Ben Miller: Ben Miller’s Room
Last year, avant-rock legend Ben Miller (Destroy All Monsters, Sproton Layer) recorded a
monthly podcast series, with each episode being around 10 minutes of stream-of-consciousness prose, narration, foley, sound design, and music, mostly excerpted from recordings of Miller’s various projects in the past. Basically, they seem like brief one-man radio plays. Miller introduces many of them by informally welcoming you into his room, then he proceeds to talk your ear off about mysteries and mysterious people, ending many of them with a reminder of when the next episode was scheduled to premiere. The first part is about a government worker named Cody, and after hearing four pieces about him, I can’t quite tell if I’m closer to understanding who he is, but maybe that’s not the point. Miller’s enthusiasm for storytelling is what drives these mini-dramas, and his homemade way of processing voices and adding sound effects (typing keyboards, squealing modems) adds lots of charm and keeps the pieces busy and constantly moving. The title to the second part,
Mystery of the Useless Clues, tips you off that its contents are filled with lots of dead ends and non-sequiturs, but there’s some intriguing descriptions of bar scenes accompanied by passages of dusky jazz pieces on part 1. The second part incorporates music a bit more into the narrative, from Miller’s own lopsided singing to bebop playing on the radio. From there, it just keeps getting trippier and more mysterious. Finally,
On the Brink, a saga about a character named Hoss, might have the most hallucinatory, Firesign-ish sound design — Miller even goes “whew, that was topsy-turvy” at the end of part 2. At the end of part 4, Miller says “One day, Hoss remembered something… but that was another story”, which feels like the jump off for even more escapades.

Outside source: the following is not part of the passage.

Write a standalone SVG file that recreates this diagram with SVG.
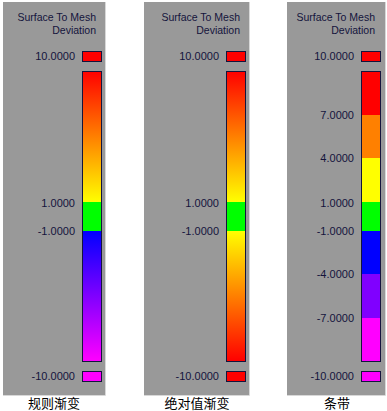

June 25, 2021 at 6:44 pm | Posted in Reviews | Leave a comment

MJ Linderman: Ghost of Your Guitar Solo
MJ Lenderman’s
second solo album is a glorious bum-out session, filled with both minor gripes and major life ponderings, all of which add up to a serious questioning of what any of this even means and does it even matter. Constructed from a series of daily writing exercises, the songs are mostly pretty short, expressing simple yet significant statements of regret through blown-out lo-fi wattage. The opening title track is by far the longest, and it actually is mostly a guitar solo until the end. Among the brief, sour slowcore laments like “Someone Get the Grill Out of the Rain”, there’s comparatively upbeat ones like “Inappropriate”, or “Infinity Pool”, which I guess only sounds less bummed out because of its thumping drum machine and watery guitar effects. Songs without distortion, like the stark, arid “Catholic Priest”, are almost too uneasy to bear. A shorter, spacier “Ghost of Your Guitar Solo II” provides a short break to reflect and ease the pain. Of the two versions of the song “Jack”, which puts in perspective our individual places on this planet, the album-ending “Live Jack” is angstier, rougher, and more electrified.

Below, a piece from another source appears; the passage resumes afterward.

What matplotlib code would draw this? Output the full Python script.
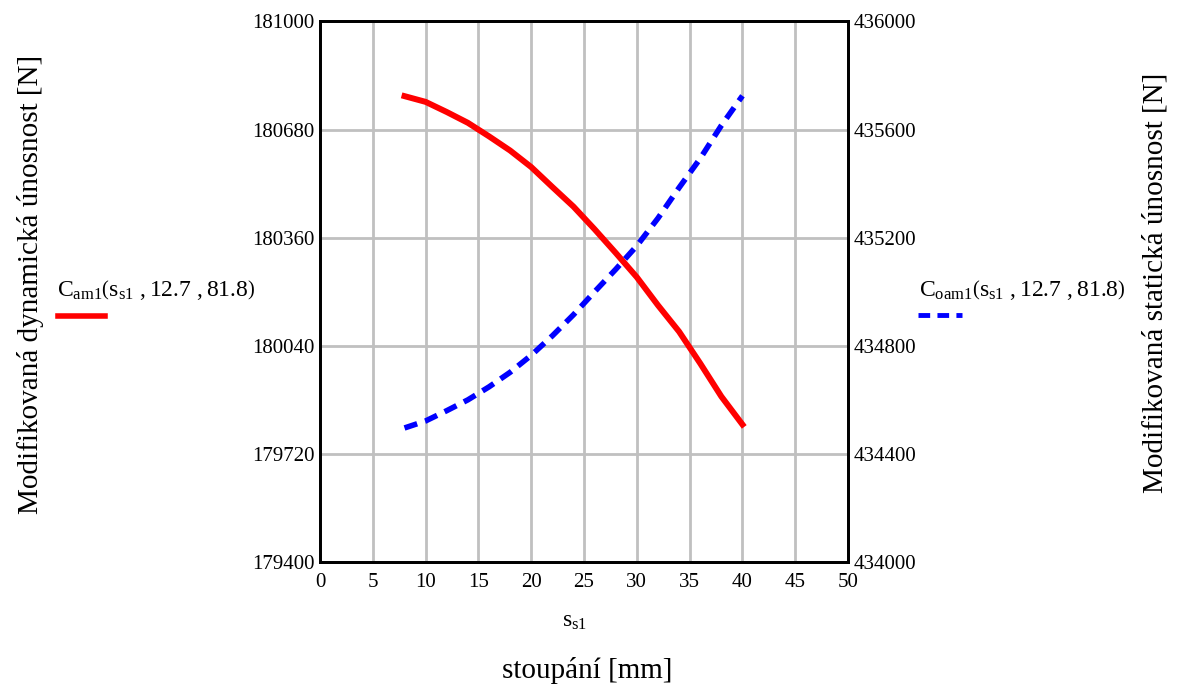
import numpy as np
import matplotlib
matplotlib.use("Agg")
from matplotlib import pyplot as plt
from matplotlib.lines import Line2D

plt.rcParams['font.family'] = ['Liberation Serif', 'DejaVu Serif']
plt.rcParams['mathtext.fontset'] = 'custom'
plt.rcParams['mathtext.rm'] = 'Liberation Serif'
plt.rcParams['mathtext.it'] = 'Liberation Serif'

# stoupani s_s1 [mm]
s_s1 = [8, 10, 12, 14, 16, 18, 20, 22, 24, 26, 28, 30, 32, 34, 36, 38, 40]

# dynamic load capacity C_am1 [N]
c_am1 = [180779, 180762, 180732, 180700, 180660, 180618, 180569, 180510,
         180452, 180385, 180315, 180243, 180160, 180082, 179988, 179890,
         179807]

# static load capacity C_oam1 [N]
c_oam1 = [434496, 434522, 434560, 434600, 434648, 434702, 434765, 434837,
          434915, 435000, 435083, 435170, 435272, 435385, 435493, 435615,
          435725]

x_ticks = np.arange(0, 51, 5)
left_ticks = [179400, 179720, 180040, 180360, 180680, 181000]
right_ticks = [434000, 434400, 434800, 435200, 435600, 436000]

fig = plt.figure()
fig.set_dpi(100)
fig.set_size_inches(11.8, 6.88)

ax = fig.add_axes([0.2712, 0.1831, 0.4475, 0.7857])
ax2 = ax.twinx()

ax.set_xlim(0, 50)
ax.set_ylim(left_ticks[0], left_ticks[-1])
ax2.set_ylim(right_ticks[0], right_ticks[-1])

ax.set_xticks(x_ticks)
ax.set_yticks(left_ticks)
ax2.set_yticks(right_ticks)
ax.grid(True, color='#c0c0c0', linewidth=2)
ax.set_axisbelow(True)

for a in (ax, ax2):
    a.tick_params(length=0, labelsize=15, pad=4)
    for sp in a.spines.values():
        sp.set_linewidth(2)
        sp.set_color('black')
ax.tick_params(axis='x', pad=8)

red_line, = ax.plot(s_s1, c_am1, color='red', linewidth=4.3,
                    solid_joinstyle='miter')
blue_line, = ax2.plot(s_s1, c_oam1, color='blue', linewidth=4,
                      linestyle=(0, (2.4, 1.5)))

# axis titles
fig.text(0.026, 0.586, 'Modifikovaná dynamická únosnost [N]', rotation=90,
         ha='center', va='center', fontsize=21)
fig.text(0.979, 0.589, 'Modifikovaná statická únosnost [N]', rotation=90,
         ha='center', va='center', fontsize=21)
fig.text(0.498, 0.026, 'stoupání [mm]', ha='center', va='center', fontsize=21)
fig.text(0.487, 0.096, r'$\mathrm{s_{s1}}$', ha='center', va='center',
         fontsize=17)

# legend-like labels for the two curves
fig.text(0.048, 0.578, r'$\mathrm{C_{am1}}\left(\mathrm{s_{s1}}\ ,12.7\ ,81.8\right)$',
         ha='left', va='center', fontsize=17)
fig.add_artist(Line2D([0.049, 0.089], [0.541, 0.541], color='red',
                      linewidth=4, transform=fig.transFigure))
fig.text(0.779, 0.578, r'$\mathrm{C_{oam1}}\left(\mathrm{s_{s1}}\ ,12.7\ ,81.8\right)$',
         ha='left', va='center', fontsize=17)
fig.add_artist(Line2D([0.778, 0.815], [0.542, 0.542], color='blue',
                      linewidth=3.5, linestyle=(0, (2.4, 1.5)),
                      transform=fig.transFigure))

fig.savefig('out.png', dpi=100)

June 24, 2021 at 8:15 pm | Posted in Reviews | Leave a comment

Evolfo: Site Out of Mind
I haven’t listened to much Tame Impala, but they’re still the first thing I thought of when I put this on. Opening track “Give Me Time” is filled with trippy vocals and heavy, thwacky drums that could easily be sampled as hip-hop breakbeats. As the track goes on, however, the vocals disappear, and it gets stranger, more acid-fried, and more mystical, with melodies that might be inspired by Ethio-jazz. “Strange Lights” is a more revved-up Osees-type garage rocker, but feels a little more restrained. “Zuma Loop” seems more calmed down at first, but it slowly simmers, pondering “what a dream life can be”. “Drying Out Your Eyes” is another psych-pop gem with a tight rhythm and echo-scattered vocal hooks, ending up with a brief spaced-out exploration that nearly sounds like a theremin. The 3-part “In Time” and a few other tracks have their proggy moments, yet there’s also time to unwind and reflect with tracks like “Let Go”. There’s some decent songs here, but the production and the array of directions they explore are what make the album interesting.

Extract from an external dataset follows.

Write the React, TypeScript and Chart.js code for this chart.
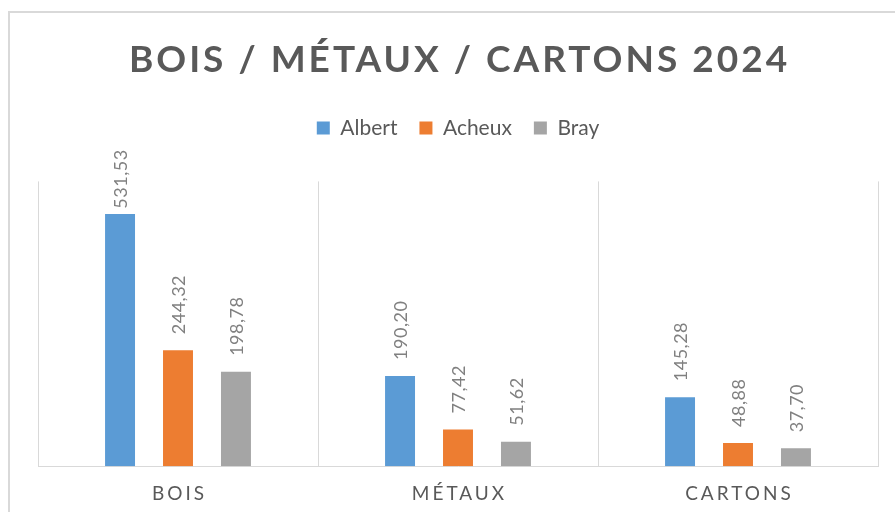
import React, { useEffect, useRef } from "react";
import { Chart, registerables } from "chart.js";

Chart.register(...registerables);

const categories = ["BOIS", "MÉTAUX", "CARTONS"];
const seriesNames = ["Albert", "Acheux", "Bray"];
const albertValues = [531.53, 190.2, 145.28];
const acheuxValues = [244.32, 77.42, 48.88];
const brayValues = [198.78, 51.62, 37.7];
const seriesColors = ["#5B9BD5", "#ED7D31", "#A5A5A5"];
const titleText = "BOIS / MÉTAUX / CARTONS 2024";
const yMax = 600;

const FONT = "Lato";

const fmt = (v: number) => v.toFixed(2).replace(".", ",");

const decorPlugin = {
  id: "decor",
  beforeLayout(chart: any) {
    const lg = chart.legend;
    if (lg && !lg._wrappedFit) {
      const orig = lg.fit.bind(lg);
      lg.fit = function () {
        orig();
        this.height += 33;
      };
      lg._wrappedFit = true;
    }
    const tb = chart.titleBlock;
    if (tb && !tb._wrappedDraw) {
      const origD = tb.draw.bind(tb);
      tb.draw = function () {
        const ctx = chart.ctx;
        ctx.save();
        (ctx as any).letterSpacing = "3px";
        ctx.translate(1.5, 0);
        origD();
        ctx.restore();
      };
      tb._wrappedDraw = true;
    }
  },
  beforeDraw(chart: any) {
    const ctx = chart.ctx;
    ctx.save();
    ctx.fillStyle = "#ffffff";
    ctx.fillRect(0, 0, chart.width, chart.height);
    ctx.strokeStyle = "#d9d9d9";
    ctx.lineWidth = 2;
    ctx.strokeRect(9, 12, chart.width + 50, chart.height + 50);
    ctx.restore();
    const sx = chart.scales.x;
    if (sx && !sx._wrappedLabels) {
      const origL = sx.drawLabels.bind(sx);
      sx.drawLabels = function (area: any) {
        ctx.save();
        (ctx as any).letterSpacing = "3px";
        ctx.translate(1.5, 0);
        origL(area);
        ctx.restore();
      };
      sx._wrappedLabels = true;
    }
  },
  afterDatasetsDraw(chart: any) {
    const ctx = chart.ctx;
    const minTop = chart.chartArea.top - 32;
    ctx.save();
    ctx.font = `18px ${FONT}`;
    ctx.fillStyle = "#808080";
    ctx.textAlign = "left";
    ctx.textBaseline = "middle";
    (ctx as any).letterSpacing = "0.5px";
    chart.data.datasets.forEach((ds: any, di: number) => {
      const meta = chart.getDatasetMeta(di);
      meta.data.forEach((bar: any, i: number) => {
        const txt = fmt(ds.data[i]);
        const w = ctx.measureText(txt).width;
        let bottom = bar.y - 16;
        if (bottom - w < minTop) bottom = minTop + w;
        ctx.save();
        ctx.translate(bar.x + 1, bottom);
        ctx.rotate(-Math.PI / 2);
        ctx.fillText(txt, 0, 0);
        ctx.restore();
      });
    });
    ctx.restore();
  },
};

export default function App() {
  const ref = useRef<HTMLCanvasElement | null>(null);
  useEffect(() => {
    if (!ref.current) return;
    const valuesList = [albertValues, acheuxValues, brayValues];
    const chart = new Chart(ref.current, {
      type: "bar",
      data: {
        labels: categories,
        datasets: seriesNames.map((name, i) => ({
          label: name,
          data: valuesList[i],
          backgroundColor: seriesColors[i],
          borderWidth: 0,
          categoryPercentage: 0.621,
          barPercentage: 0.517,
        })),
      },
      options: {
        responsive: false,
        animation: false,
        layout: { padding: { top: 20, left: 38, right: 17, bottom: -9 } },
        plugins: {
          title: {
            display: true,
            text: titleText,
            color: "#595959",
            font: { family: FONT, size: 37, weight: "bold" },
            padding: { top: 18, bottom: 13 },
          },
          legend: {
            display: true,
            position: "top",
            labels: {
              color: "#595959",
              font: { family: FONT, size: 21 },
              boxWidth: 13,
              boxHeight: 13,
              padding: 22,
            },
          },
          tooltip: { enabled: false },
        },
        scales: {
          x: {
            grid: {
              display: true,
              color: "#d9d9d9",
              drawTicks: false,
              offset: true,
            },
            border: { display: true, color: "#d9d9d9" },
            ticks: {
              color: "#595959",
              font: { family: FONT, size: 19 },
              padding: 16,
            },
          },
          y: {
            display: false,
            min: 0,
            max: yMax,
          },
        },
      },
      plugins: [decorPlugin],
    });
    return () => chart.destroy();
  }, []);
  return (
    <div style={{ position: "fixed", left: 0, top: 0, width: 895, height: 512, background: "#fff" }}>
      <canvas ref={ref} width={895} height={512} style={{ display: "block" }} />
    </div>
  );
}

June 23, 2021 at 7:55 pm | Posted in Reviews | Leave a comment

Bart Hawkins: Vision of Eden
I just mistyped this guy’s name as Nart Jawkins, and I really like that, I need to remember it and use it for something. Anyway, this is extremely starry ambient drone mainly created on a modular synth, but with a much warmer, more immersive feel than most modular recordings. “Garden of Grace” is overlaid with the sounds of children on a playground, and it sounds like there’s a cello being bowed, but I guess somehow it’s a modular synth? “Orbital Eccentricity” also has thick layers of wind-through-trees drifting textures, as well as some sharper buzzing, and some detached pulsations underneath. “Sidewinder” has the only additional instrumentation, which comes in the form of guitar prepared with forks and spoons between the strings, causing jittery vibrations which resonate among the breathing, serpentine synth layers. “Descent Into the Forbidden Fruit” is a mesmerizing, unexpectedly dark drone which gets more revved up and noisy than the other pieces. “Dragonfly Speaks” seems to fizz and smolder like deeply burnt embers, but otherwise it’s one of the brightest and most tranquil pieces here.